**Job:** Your task is to repeat all of the data exactly while excluding the pictures.
---*---
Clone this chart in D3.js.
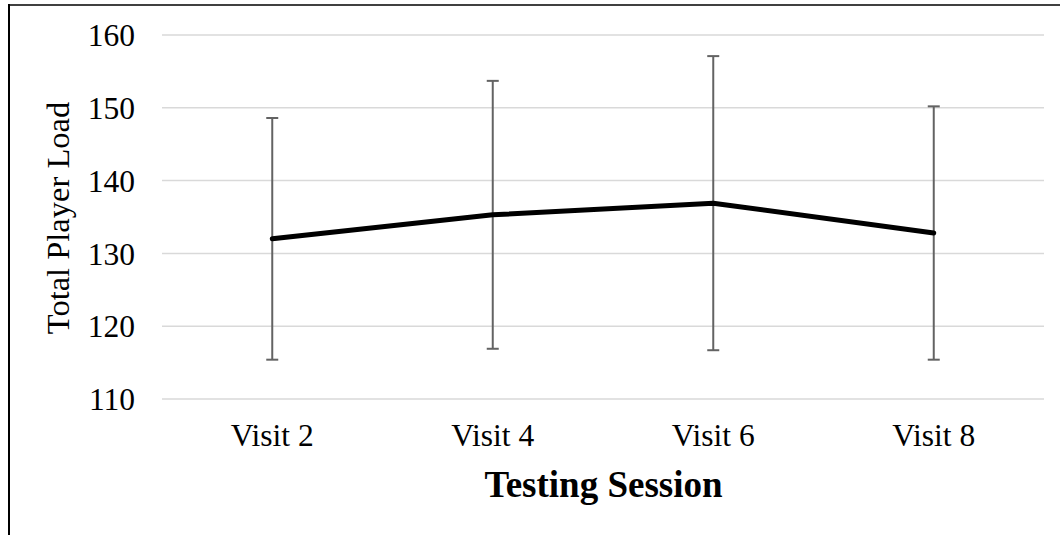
<!DOCTYPE html>
<html>
<head>
<meta charset="utf-8">
<script src="https://cdn.jsdelivr.net/npm/d3@7"></script>
<style>
  html, body { margin: 0; padding: 0; background: #fff; }
  svg { display: block; }
</style>
</head>
<body>
<svg id="chart" width="1064" height="535"></svg>
<script>
const categories = ["Visit 2", "Visit 4", "Visit 6", "Visit 8"];
const meanLoad = [132.0, 135.3, 136.9, 132.8];
const sdLoad = [16.6, 18.4, 20.2, 17.4];
const yTicks = [110, 120, 130, 140, 150, 160];
const yTitle = "Total Player Load";
const xTitle = "Testing Session";

const svg = d3.select("#chart");
const margin = { left: 162, right: 20, top: 35, bottom: 136 };
const W = 1064, H = 535;

const x = d3.scaleBand().domain(categories).range([margin.left, 1044]).padding(0);
const y = d3.scaleLinear().domain([110, 160]).range([399, 35]);
const cx = d => x(d) + x.bandwidth() / 2;

// Frame (left and top lines)
svg.append("line").attr("x1", 9).attr("x2", 9).attr("y1", 4).attr("y2", H)
  .attr("stroke", "#000").attr("stroke-width", 2);
svg.append("line").attr("x1", 8).attr("x2", 1060).attr("y1", 5).attr("y2", 5)
  .attr("stroke", "#000").attr("stroke-width", 1.6);

// Gridlines
svg.append("g").selectAll("line").data(yTicks).join("line")
  .attr("x1", margin.left).attr("x2", 1044)
  .attr("y1", d => y(d)).attr("y2", d => y(d))
  .attr("stroke", "#d9d9d9").attr("stroke-width", 1.5);

// Y axis via d3.axisLeft (no domain / tick lines)
const yAxis = svg.append("g").attr("transform", "translate(135,0)")
  .call(d3.axisLeft(y).tickValues(yTicks).tickSize(0).tickPadding(0));
yAxis.select(".domain").remove();
yAxis.selectAll("text")
  .attr("font-family", "'Liberation Serif', 'Times New Roman', serif")
  .attr("font-size", 31.5).attr("fill", "#000").attr("dy", "0.34em");

// X axis labels
const xAxis = svg.append("g").attr("transform", "translate(0,399)")
  .call(d3.axisBottom(x).tickSize(0).tickPadding(0));
xAxis.select(".domain").remove();
xAxis.selectAll("text")
  .attr("font-family", "'Liberation Serif', 'Times New Roman', serif")
  .attr("font-size", 31.5).attr("fill", "#000").attr("dy", null).attr("y", 47);

// Error bars
const eb = svg.append("g").attr("stroke", "#636363").attr("stroke-width", 2).attr("fill", "none");
categories.forEach((c, i) => {
  const hi = y(meanLoad[i] + sdLoad[i]), lo = y(meanLoad[i] - sdLoad[i]);
  eb.append("line").attr("x1", cx(c)).attr("x2", cx(c)).attr("y1", hi).attr("y2", lo);
  eb.append("line").attr("x1", cx(c) - 6).attr("x2", cx(c) + 6).attr("y1", hi).attr("y2", hi);
  eb.append("line").attr("x1", cx(c) - 6).attr("x2", cx(c) + 6).attr("y1", lo).attr("y2", lo);
});

// Mean line
const line = d3.line().x((d, i) => cx(categories[i])).y(d => y(d));
svg.append("path").datum(meanLoad).attr("d", line)
  .attr("fill", "none").attr("stroke", "#000").attr("stroke-width", 5)
  .attr("stroke-linejoin", "round").attr("stroke-linecap", "round");

// Axis titles
svg.append("text")
  .attr("transform", `translate(69,218) rotate(-90)`)
  .attr("text-anchor", "middle")
  .attr("font-family", "'Liberation Serif', 'Times New Roman', serif")
  .attr("font-size", 32.5).attr("fill", "#000")
  .text(yTitle);

svg.append("text")
  .attr("x", 603.5).attr("y", 497)
  .attr("text-anchor", "middle")
  .attr("font-family", "'Liberation Serif', 'Times New Roman', serif")
  .attr("font-size", 37).attr("font-weight", "bold").attr("fill", "#000")
  .text(xTitle);
</script>
</body>
</html>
---*---
**Result:**
Clone this chart in D3.js.
<!DOCTYPE html>
<html>
<head>
<meta charset="utf-8">
<script src="https://cdn.jsdelivr.net/npm/d3@7"></script>
<style>
  html, body { margin: 0; padding: 0; background: #fff; }
  svg { display: block; }
</style>
</head>
<body>
<svg id="chart" width="1064" height="535"></svg>
<script>
const categories = ["Visit 2", "Visit 4", "Visit 6", "Visit 8"];
const meanLoad = [132.0, 135.3, 136.9, 132.8];
const sdLoad = [16.6, 18.4, 20.2, 17.4];
const yTicks = [110, 120, 130, 140, 150, 160];
const yTitle = "Total Player Load";
const xTitle = "Testing Session";

const svg = d3.select("#chart");
const margin = { left: 162, right: 20, top: 35, bottom: 136 };
const W = 1064, H = 535;

const x = d3.scaleBand().domain(categories).range([margin.left, 1044]).padding(0);
const y = d3.scaleLinear().domain([110, 160]).range([399, 35]);
const cx = d => x(d) + x.bandwidth() / 2;

// Frame (left and top lines)
svg.append("line").attr("x1", 9).attr("x2", 9).attr("y1", 4).attr("y2", H)
  .attr("stroke", "#000").attr("stroke-width", 2);
svg.append("line").attr("x1", 8).attr("x2", 1060).attr("y1", 5).attr("y2", 5)
  .attr("stroke", "#000").attr("stroke-width", 1.6);

// Gridlines
svg.append("g").selectAll("line").data(yTicks).join("line")
  .attr("x1", margin.left).attr("x2", 1044)
  .attr("y1", d => y(d)).attr("y2", d => y(d))
  .attr("stroke", "#d9d9d9").attr("stroke-width", 1.5);

// Y axis via d3.axisLeft (no domain / tick lines)
const yAxis = svg.append("g").attr("transform", "translate(135,0)")
  .call(d3.axisLeft(y).tickValues(yTicks).tickSize(0).tickPadding(0));
yAxis.select(".domain").remove();
yAxis.selectAll("text")
  .attr("font-family", "'Liberation Serif', 'Times New Roman', serif")
  .attr("font-size", 31.5).attr("fill", "#000").attr("dy", "0.34em");

// X axis labels
const xAxis = svg.append("g").attr("transform", "translate(0,399)")
  .call(d3.axisBottom(x).tickSize(0).tickPadding(0));
xAxis.select(".domain").remove();
xAxis.selectAll("text")
  .attr("font-family", "'Liberation Serif', 'Times New Roman', serif")
  .attr("font-size", 31.5).attr("fill", "#000").attr("dy", null).attr("y", 47);

// Error bars
const eb = svg.append("g").attr("stroke", "#636363").attr("stroke-width", 2).attr("fill", "none");
categories.forEach((c, i) => {
  const hi = y(meanLoad[i] + sdLoad[i]), lo = y(meanLoad[i] - sdLoad[i]);
  eb.append("line").attr("x1", cx(c)).attr("x2", cx(c)).attr("y1", hi).attr("y2", lo);
  eb.append("line").attr("x1", cx(c) - 6).attr("x2", cx(c) + 6).attr("y1", hi).attr("y2", hi);
  eb.append("line").attr("x1", cx(c) - 6).attr("x2", cx(c) + 6).attr("y1", lo).attr("y2", lo);
});

// Mean line
const line = d3.line().x((d, i) => cx(categories[i])).y(d => y(d));
svg.append("path").datum(meanLoad).attr("d", line)
  .attr("fill", "none").attr("stroke", "#000").attr("stroke-width", 5)
  .attr("stroke-linejoin", "round").attr("stroke-linecap", "round");

// Axis titles
svg.append("text")
  .attr("transform", `translate(69,218) rotate(-90)`)
  .attr("text-anchor", "middle")
  .attr("font-family", "'Liberation Serif', 'Times New Roman', serif")
  .attr("font-size", 32.5).attr("fill", "#000")
  .text(yTitle);

svg.append("text")
  .attr("x", 603.5).attr("y", 497)
  .attr("text-anchor", "middle")
  .attr("font-family", "'Liberation Serif', 'Times New Roman', serif")
  .attr("font-size", 37).attr("font-weight", "bold").attr("fill", "#000")
  .text(xTitle);
</script>
</body>
</html>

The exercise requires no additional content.